At independence in 1991, Eritrea had a network of 4,930 kilometers of road. Afterwards, a road building program was started. In 2000, the road network was estimated at 6,990 kilometers, of which 660 kilometers were asphalt, 800 kilometers gravel and 5,530 kilometers unpaved. In 2015, Eritrea had 14,500 kilometers of road. The road quality was also improved, many roads were paved. The Eritrean post-war rehabilitation program was called ‘Wefri Warsay Yika’alo’ and it included the rehabilitation of the Asmara-Massawa road, the construction of a coastal road from Massawa to Assab and the construction of a Keren-Tesseney road on the border with Sudan.
A final peace agreement between Eritrea and Ethiopia was concluded in 2018. As a result, international sanctions were lifted and the border between the two countries opened on September 11, 2018 for the first time in 20 years. In 2019, construction began on a 134-kilometer east-west route between Asmara and Aqurdat, which was built by China. In 2019, the renovation of roads connecting Eritrea to Ethiopia also started with European support.
One of the most important geopolitical issues in the Horn of Africa was the export and import port for Ethiopia. Globally, there were four seaports, namely Massawa and Assab in Eritrea, Djibouti and Mogadishu in Somalia. Eritrea was an Italian colony at the time. In 1917 a railway from Addis Ababa to Djibouti was completed, from that moment most exports went through Djibouti. The port city of Massawa was important for Eritrea itself, the eccentrically located port city of Assab from an Eritrean point of view, Assab developed as the main trade route of Ethiopia, because this route was flatter and Eritrea and Ethiopia were in a union from 1952. From 1952, Assab therefore took over the role of Djibouti as Ethiopia’s main export port.
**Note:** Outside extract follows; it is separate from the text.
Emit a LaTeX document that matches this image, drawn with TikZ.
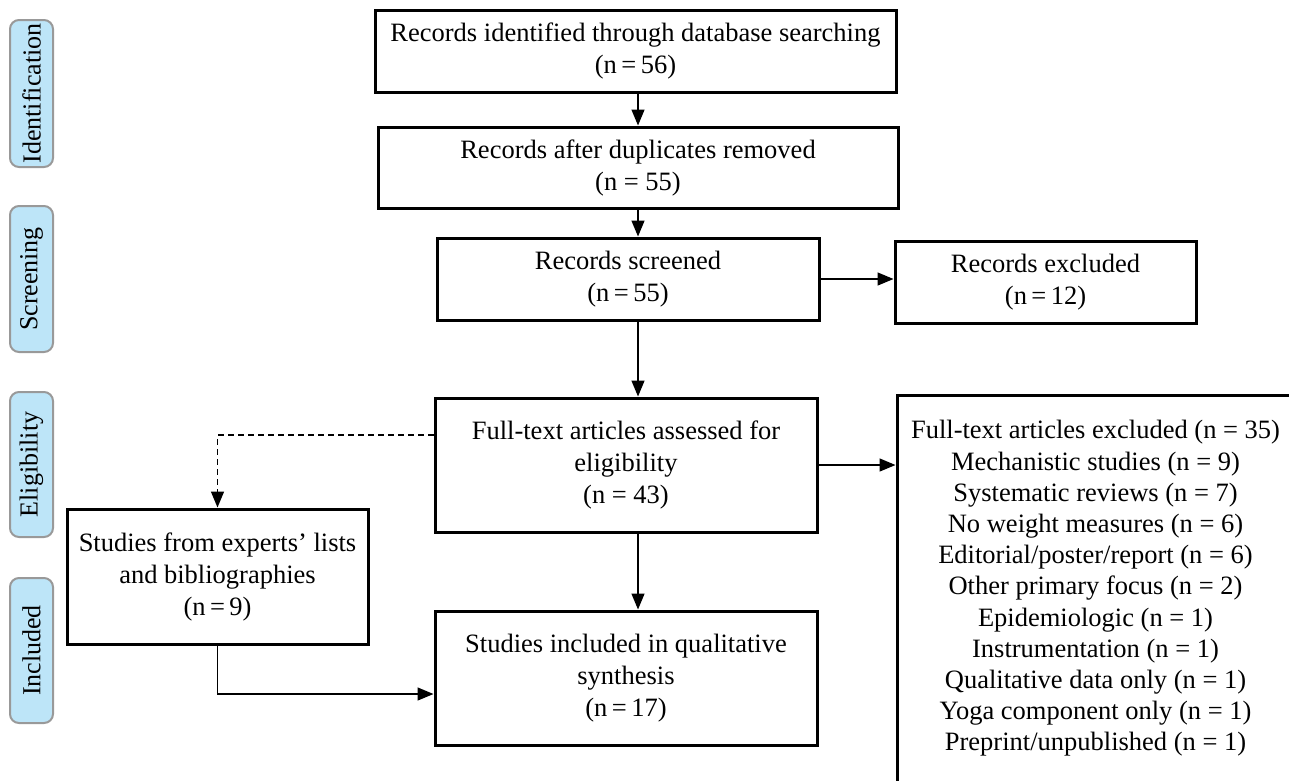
\documentclass[tikz,border=0pt]{standalone}
\usepackage{fontspec}
\setmainfont{Liberation Serif}
\usetikzlibrary{arrows.meta}
\definecolor{tagfill}{HTML}{BDE5F8}
\definecolor{tagline}{HTML}{999999}

\begin{document}
\begin{tikzpicture}[x=1pt,y=-1pt,
  box/.style={draw, line width=3pt, align=center, inner sep=0pt, font=\fontsize{26.5}{32}\selectfont},
  tag/.style={draw=tagline, fill=tagfill, line width=2pt, rounded corners=9pt, rotate=90, inner sep=0pt, minimum height=43pt, font=\fontsize{26}{30}\selectfont},
  link/.style={line width=1.4pt, -{Triangle[length=16pt,width=13pt]}}]
\clip (0,0) rectangle (1289,780);
% stage tags
\node[tag, minimum width=147pt] (tid) at (31.5,93.5) {Identification};
\node[tag, minimum width=146pt] (tscr) at (31.5,279) {Screening};
\node[tag, minimum width=145pt] (telig) at (31.5,464.5) {Eligibility};
\node[tag, minimum width=145pt] (tincl) at (31.5,650.5) {Included};
% boxes
\node[box, minimum width=521pt, minimum height=82pt] (id) at (635.5,51) {Records identified through database searching\\(n\,=\,56)};
\node[box, minimum width=520pt, minimum height=81pt] (dup) at (638,167.5) {Records after duplicates removed\\(n = 55)};
\node[box, minimum width=382pt, minimum height=82pt] (scr) at (628,279) {Records screened\\(n\,=\,55)};
\node[box, minimum width=301pt, minimum height=82pt] (recex) at (1045.5,282) {Records excluded\\(n\,=\,12)};
\node[box, minimum width=382pt, minimum height=134pt] (full) at (626,465) {Full-text articles assessed for\\eligibility\\(n = 43)};
\node[box, minimum width=382pt, minimum height=134pt] (incl) at (626,678) {Studies included in qualitative\\synthesis\\(n\,=\,17)};
\node[box, minimum width=301pt, minimum height=135pt] (expert) at (217.5,576.5) {Studies from experts' lists\\and bibliographies\\(n\,=\,9)};
\node[box, minimum width=397pt, minimum height=387pt, font=\fontsize{26.5}{31.2}\selectfont] (ftex) at (1095.5,588.5) {Full-text articles excluded (n = 35)\\Mechanistic studies (n = 9)\\Systematic reviews (n = 7)\\No weight measures (n = 6)\\Editorial/poster/report (n = 6)\\Other primary focus (n = 2)\\Epidemiologic (n = 1)\\Instrumentation (n = 1)\\Qualitative data only (n = 1)\\Yoga component only (n = 1)\\Preprint/unpublished (n = 1)};
% connectors
\draw[link] (dup.north |- id.south) -- (dup.north);
\draw[link] (dup.south) -- (dup.south |- scr.north);
\draw[link] (scr.east) -- (scr.east -| recex.west);
\draw[link] (dup.south |- scr.south) -- (dup.south |- full.north);
\draw[link] (dup.south |- full.south) -- (dup.south |- incl.north);
\draw[link] (full.east) -- (full.east -| ftex.west);
\draw[link, dashed, dash pattern=on 6pt off 4pt] ([yshift=30pt]full.west) -| (expert.north);
\draw[link] (expert.south) |- ([yshift=-16pt]incl.west);
\end{tikzpicture}
\end{document}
Until the 1990s, two-thirds of the trade went through Assab and a third through Massawa. The disadvantage of the port of Massawa is the great distance from Central Ethiopia and the long distances over poorly developed roads through the Ethiopian Highlands. When the border between Eritrea and Ethiopia closed in 1998, all freight traffic immediately went to the port of Djibouti. Later, a second freight railway to Djibouti was built, making Djibouti definitively the most important port in the region. The port city of Assab, in particular, fell into disrepair due to the loss of its trade. Massawa still retained some value for trade to and from Eritrea itself. Since 2018, both ports of Assab and Massawa can be used again for Ethiopian exports,
Eritrea’s road network had joint numbering with Ethiopia until the 1990s, but has since introduced its own numbering of Primary Roads (P), Secondary Roads (S) and Tertiary Roads (T). The P-roads are often, but not always asphalted. It is unclear whether road numbers are indicated on signs.
|P1||Asmara – Massawa||110 km|
|P2||Asmara – Keren||80 km|
|P3||Asmara – Senafe (gr. Ethiopia)||180 km|
|P4||Asmara – Adi Kwala (gr. Ethiopia)||150 km|
|P5||Keren – Teseny (gr. Sudan)||300 km|
|P6||Massawa – Asseba||520 km|
|P7||Assab – Bure (gr. Ethiopia)||70 km|
|P8||Gahtelai – She’ebo||50 km|
|P9||Serejeqa – Shebah||50 km|
What little signage there is seems to be British-style, with green signs and white letters. Newer signposts have blue signs with white letters that use the Transport font.